*Set problem:*
Set each entry down verbatim, omitting images.

*Records to use:*
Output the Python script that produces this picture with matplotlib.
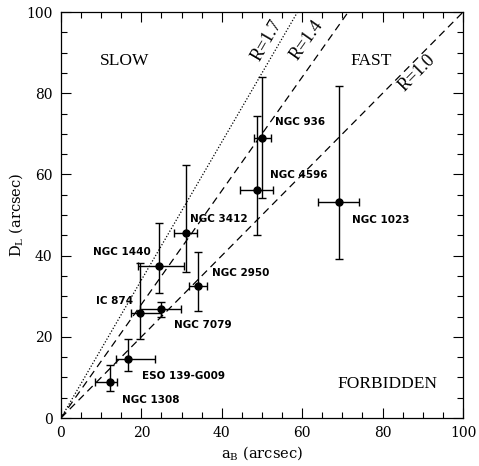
import matplotlib
matplotlib.use("Agg")
import matplotlib.pyplot as plt
import numpy as np

plt.rcParams["mathtext.fontset"] = "dejavuserif"

names = ["NGC 1308", "ESO 139-G009", "IC 874", "NGC 7079", "NGC 1440",
         "NGC 3412", "NGC 2950", "NGC 4596", "NGC 936", "NGC 1023"]
aB = [12.2, 16.7, 19.6, 24.8, 24.3, 31.0, 34.2, 48.8, 50.0, 69.1]
aB_lo = [8.4, 13.6, 17.3, 19.7, 19.2, 28.1, 31.8, 44.5, 48.0, 64.0]
aB_hi = [14.0, 23.4, 24.8, 29.8, 30.6, 33.9, 36.2, 52.8, 52.2, 74.2]
DL = [8.9, 14.5, 25.9, 26.8, 37.5, 45.6, 32.4, 56.2, 69.0, 53.1]
DL_lo = [6.7, 11.6, 19.5, 24.9, 30.8, 35.9, 26.4, 45.1, 54.1, 39.1]
DL_hi = [13.1, 19.5, 38.1, 28.6, 48.1, 62.3, 41.0, 74.4, 84.1, 81.9]
label_x = [15.3, 20.1, 8.7, 28.1, 7.9, 32.1, 37.5, 52.0, 53.2, 72.3]
label_y = [4.4, 10.3, 28.8, 22.9, 40.8, 49.0, 35.8, 59.9, 72.9, 48.9]
ratios = [1.7, 1.4, 1.0]
ratio_styles = [":", "--", "--"]
ratio_label_pos = [(51.2, 93.0), (61.2, 93.2), (88.6, 85.0)]

fig = plt.figure(figsize=(4.79, 4.66), dpi=100)
ax = fig.add_axes([0.1273, 0.103, 0.8393, 0.871])

aB = np.array(aB); DL = np.array(DL)
xerr = [aB - np.array(aB_lo), np.array(aB_hi) - aB]
yerr = [DL - np.array(DL_lo), np.array(DL_hi) - DL]
ax.errorbar(aB, DL, xerr=xerr, yerr=yerr, fmt="o", color="black",
            ms=5, elinewidth=1.0, capsize=3, capthick=1.0, zorder=3)

xs = np.array([0, 100])
for r, ls, (lx, ly) in zip(ratios, ratio_styles, ratio_label_pos):
    ax.plot(xs, r * xs, ls=ls, color="black", lw=0.9,
            dashes=(6, 4) if ls == "--" else (1, 1.5))
    ang = np.degrees(np.arctan(r * (0.871 * 466) / (0.8393 * 479)))
    ax.text(lx, ly, f"R={r:.1f}", rotation=ang, ha="center", va="center",
            family="Liberation Serif", fontsize=13)

for n, x, y in zip(names, label_x, label_y):
    ax.text(x, y, n, ha="left", va="center", family="DejaVu Sans",
            fontsize=7.5, fontweight="bold")

ax.text(9.7, 88.0, "SLOW", ha="left", va="center",
        family="Liberation Serif", fontsize=12.5)
ax.text(77.1, 88.0, "FAST", ha="center", va="center",
        family="Liberation Serif", fontsize=12.5)
ax.text(81.3, 8.3, "FORBIDDEN", ha="center", va="center",
        family="Liberation Serif", fontsize=12.5)

ax.set_xlim(0, 100)
ax.set_ylim(0, 100)
ax.set_xticks(np.arange(0, 101, 20))
ax.set_yticks(np.arange(0, 101, 20))
ax.set_xticks(np.arange(0, 101, 5), minor=True)
ax.set_yticks(np.arange(0, 101, 5), minor=True)
ax.tick_params(which="both", direction="in", top=True, right=True, width=0.8)
ax.tick_params(which="major", length=7.5, labelsize=10, pad=6)
ax.tick_params(which="minor", length=4)
for lbl in ax.get_xticklabels() + ax.get_yticklabels():
    lbl.set_family("DejaVu Serif")
for s in ax.spines.values():
    s.set_linewidth(0.9)
ax.set_xlabel(r"a$_{\rm B}$ (arcsec)", family="DejaVu Serif", fontsize=10.5, labelpad=3)
ax.set_ylabel(r"D$_{\rm L}$ (arcsec)", family="DejaVu Serif", fontsize=10.5, labelpad=1)

fig.savefig("out.png", dpi=100)
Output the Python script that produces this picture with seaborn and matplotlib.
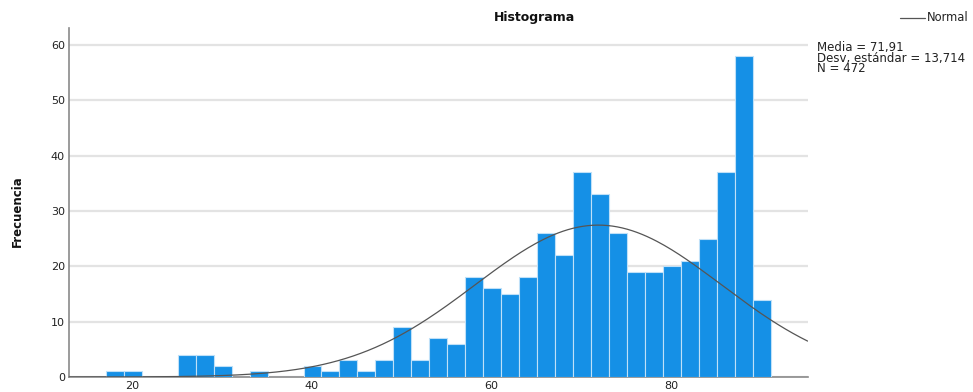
import numpy as np
import pandas as pd
import matplotlib
matplotlib.use('Agg')
import matplotlib.pyplot as plt
import seaborn as sns

# Histogram counts per 2-unit bin
bin_start = 17.1
bin_width = 2.0
counts = [1, 1, 0, 0, 4, 4, 2, 0, 1, 0, 0, 2, 1, 3, 1, 3, 9, 3, 7, 6,
          18, 16, 15, 18, 26, 22, 37, 33, 26, 19, 19, 20, 21, 25, 37, 58, 14]
x_ticks = [20, 40, 60, 80]
y_ticks = [0, 10, 20, 30, 40, 50, 60]
media = 71.91
desv = 13.714
n_total = 472

edges = bin_start + bin_width * np.arange(len(counts) + 1)
df = pd.DataFrame({'valor': (edges[:-1] + edges[1:]) / 2, 'n': counts})

sns.set_style('white')
fig = plt.figure(figsize=(9.73, 3.92), dpi=100)
ax = fig.add_axes([0.0709, 0.0383, 0.7591, 0.8903])

sns.histplot(data=df, x='valor', weights='n', bins=list(edges), ax=ax,
             color='#1590E6', alpha=1, edgecolor='#BFE0F8', linewidth=0.8, zorder=3)

# normal curve scaled to counts
xs = np.linspace(13, 95.2, 300)
ys = n_total * bin_width * np.exp(-0.5 * ((xs - media) / desv) ** 2) / (desv * np.sqrt(2 * np.pi))
sns.lineplot(x=xs, y=ys, ax=ax, color='#555555', linewidth=0.9, zorder=4)

ax.set_xlim(13, 95.2)
ax.set_ylim(0, 63.1)
ax.set_xticks(x_ticks)
ax.set_yticks(y_ticks)
ax.tick_params(axis='both', length=0, labelsize=8, colors='#222222', pad=3)
ax.yaxis.grid(True, color='#E3E3E3', linewidth=1.6, zorder=0)
ax.xaxis.grid(False)
ax.set_axisbelow(True)
for side in ['top', 'right']:
    ax.spines[side].set_visible(False)
for side in ['left', 'bottom']:
    ax.spines[side].set_color('#8A8A8A')
    ax.spines[side].set_linewidth(1.2)
ax.set_xlabel('')
ax.set_ylabel('')

fig.text(0.018, 0.462, 'Frecuencia', rotation=90, ha='center', va='center',
         fontsize=8.5, fontweight='bold', color='#111111')
fig.text(0.549, 0.955, 'Histograma', ha='center', va='center', fontsize=9,
         fontweight='bold', color='#111111')

# legend
fig.add_artist(plt.Line2D([0.925, 0.951], [0.955, 0.955], color='#555555', linewidth=0.9))
fig.text(0.953, 0.955, 'Normal', ha='left', va='center', fontsize=8.3, color='#222222')
fig.text(0.840, 0.895, f'Media = {media:.2f}'.replace('.', ',') + '\n'
         + f'Desv. estándar = {desv:.3f}'.replace('.', ',') + '\n'
         + f'N = {n_total}',
         ha='left', va='top', fontsize=8.5, linespacing=0.75, color='#222222')

fig.savefig('out.png', dpi=100)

*Finished exercise:*
Output the Python script that produces this picture with matplotlib.
import matplotlib
matplotlib.use("Agg")
import matplotlib.pyplot as plt
import numpy as np

plt.rcParams["mathtext.fontset"] = "dejavuserif"

names = ["NGC 1308", "ESO 139-G009", "IC 874", "NGC 7079", "NGC 1440",
         "NGC 3412", "NGC 2950", "NGC 4596", "NGC 936", "NGC 1023"]
aB = [12.2, 16.7, 19.6, 24.8, 24.3, 31.0, 34.2, 48.8, 50.0, 69.1]
aB_lo = [8.4, 13.6, 17.3, 19.7, 19.2, 28.1, 31.8, 44.5, 48.0, 64.0]
aB_hi = [14.0, 23.4, 24.8, 29.8, 30.6, 33.9, 36.2, 52.8, 52.2, 74.2]
DL = [8.9, 14.5, 25.9, 26.8, 37.5, 45.6, 32.4, 56.2, 69.0, 53.1]
DL_lo = [6.7, 11.6, 19.5, 24.9, 30.8, 35.9, 26.4, 45.1, 54.1, 39.1]
DL_hi = [13.1, 19.5, 38.1, 28.6, 48.1, 62.3, 41.0, 74.4, 84.1, 81.9]
label_x = [15.3, 20.1, 8.7, 28.1, 7.9, 32.1, 37.5, 52.0, 53.2, 72.3]
label_y = [4.4, 10.3, 28.8, 22.9, 40.8, 49.0, 35.8, 59.9, 72.9, 48.9]
ratios = [1.7, 1.4, 1.0]
ratio_styles = [":", "--", "--"]
ratio_label_pos = [(51.2, 93.0), (61.2, 93.2), (88.6, 85.0)]

fig = plt.figure(figsize=(4.79, 4.66), dpi=100)
ax = fig.add_axes([0.1273, 0.103, 0.8393, 0.871])

aB = np.array(aB); DL = np.array(DL)
xerr = [aB - np.array(aB_lo), np.array(aB_hi) - aB]
yerr = [DL - np.array(DL_lo), np.array(DL_hi) - DL]
ax.errorbar(aB, DL, xerr=xerr, yerr=yerr, fmt="o", color="black",
            ms=5, elinewidth=1.0, capsize=3, capthick=1.0, zorder=3)

xs = np.array([0, 100])
for r, ls, (lx, ly) in zip(ratios, ratio_styles, ratio_label_pos):
    ax.plot(xs, r * xs, ls=ls, color="black", lw=0.9,
            dashes=(6, 4) if ls == "--" else (1, 1.5))
    ang = np.degrees(np.arctan(r * (0.871 * 466) / (0.8393 * 479)))
    ax.text(lx, ly, f"R={r:.1f}", rotation=ang, ha="center", va="center",
            family="Liberation Serif", fontsize=13)

for n, x, y in zip(names, label_x, label_y):
    ax.text(x, y, n, ha="left", va="center", family="DejaVu Sans",
            fontsize=7.5, fontweight="bold")

ax.text(9.7, 88.0, "SLOW", ha="left", va="center",
        family="Liberation Serif", fontsize=12.5)
ax.text(77.1, 88.0, "FAST", ha="center", va="center",
        family="Liberation Serif", fontsize=12.5)
ax.text(81.3, 8.3, "FORBIDDEN", ha="center", va="center",
        family="Liberation Serif", fontsize=12.5)

ax.set_xlim(0, 100)
ax.set_ylim(0, 100)
ax.set_xticks(np.arange(0, 101, 20))
ax.set_yticks(np.arange(0, 101, 20))
ax.set_xticks(np.arange(0, 101, 5), minor=True)
ax.set_yticks(np.arange(0, 101, 5), minor=True)
ax.tick_params(which="both", direction="in", top=True, right=True, width=0.8)
ax.tick_params(which="major", length=7.5, labelsize=10, pad=6)
ax.tick_params(which="minor", length=4)
for lbl in ax.get_xticklabels() + ax.get_yticklabels():
    lbl.set_family("DejaVu Serif")
for s in ax.spines.values():
    s.set_linewidth(0.9)
ax.set_xlabel(r"a$_{\rm B}$ (arcsec)", family="DejaVu Serif", fontsize=10.5, labelpad=3)
ax.set_ylabel(r"D$_{\rm L}$ (arcsec)", family="DejaVu Serif", fontsize=10.5, labelpad=1)

fig.savefig("out.png", dpi=100)
Output the Python script that produces this picture with seaborn and matplotlib.
import numpy as np
import pandas as pd
import matplotlib
matplotlib.use('Agg')
import matplotlib.pyplot as plt
import seaborn as sns

# Histogram counts per 2-unit bin
bin_start = 17.1
bin_width = 2.0
counts = [1, 1, 0, 0, 4, 4, 2, 0, 1, 0, 0, 2, 1, 3, 1, 3, 9, 3, 7, 6,
          18, 16, 15, 18, 26, 22, 37, 33, 26, 19, 19, 20, 21, 25, 37, 58, 14]
x_ticks = [20, 40, 60, 80]
y_ticks = [0, 10, 20, 30, 40, 50, 60]
media = 71.91
desv = 13.714
n_total = 472

edges = bin_start + bin_width * np.arange(len(counts) + 1)
df = pd.DataFrame({'valor': (edges[:-1] + edges[1:]) / 2, 'n': counts})

sns.set_style('white')
fig = plt.figure(figsize=(9.73, 3.92), dpi=100)
ax = fig.add_axes([0.0709, 0.0383, 0.7591, 0.8903])

sns.histplot(data=df, x='valor', weights='n', bins=list(edges), ax=ax,
             color='#1590E6', alpha=1, edgecolor='#BFE0F8', linewidth=0.8, zorder=3)

# normal curve scaled to counts
xs = np.linspace(13, 95.2, 300)
ys = n_total * bin_width * np.exp(-0.5 * ((xs - media) / desv) ** 2) / (desv * np.sqrt(2 * np.pi))
sns.lineplot(x=xs, y=ys, ax=ax, color='#555555', linewidth=0.9, zorder=4)

ax.set_xlim(13, 95.2)
ax.set_ylim(0, 63.1)
ax.set_xticks(x_ticks)
ax.set_yticks(y_ticks)
ax.tick_params(axis='both', length=0, labelsize=8, colors='#222222', pad=3)
ax.yaxis.grid(True, color='#E3E3E3', linewidth=1.6, zorder=0)
ax.xaxis.grid(False)
ax.set_axisbelow(True)
for side in ['top', 'right']:
    ax.spines[side].set_visible(False)
for side in ['left', 'bottom']:
    ax.spines[side].set_color('#8A8A8A')
    ax.spines[side].set_linewidth(1.2)
ax.set_xlabel('')
ax.set_ylabel('')

fig.text(0.018, 0.462, 'Frecuencia', rotation=90, ha='center', va='center',
         fontsize=8.5, fontweight='bold', color='#111111')
fig.text(0.549, 0.955, 'Histograma', ha='center', va='center', fontsize=9,
         fontweight='bold', color='#111111')

# legend
fig.add_artist(plt.Line2D([0.925, 0.951], [0.955, 0.955], color='#555555', linewidth=0.9))
fig.text(0.953, 0.955, 'Normal', ha='left', va='center', fontsize=8.3, color='#222222')
fig.text(0.840, 0.895, f'Media = {media:.2f}'.replace('.', ',') + '\n'
         + f'Desv. estándar = {desv:.3f}'.replace('.', ',') + '\n'
         + f'N = {n_total}',
         ha='left', va='top', fontsize=8.5, linespacing=0.75, color='#222222')

fig.savefig('out.png', dpi=100)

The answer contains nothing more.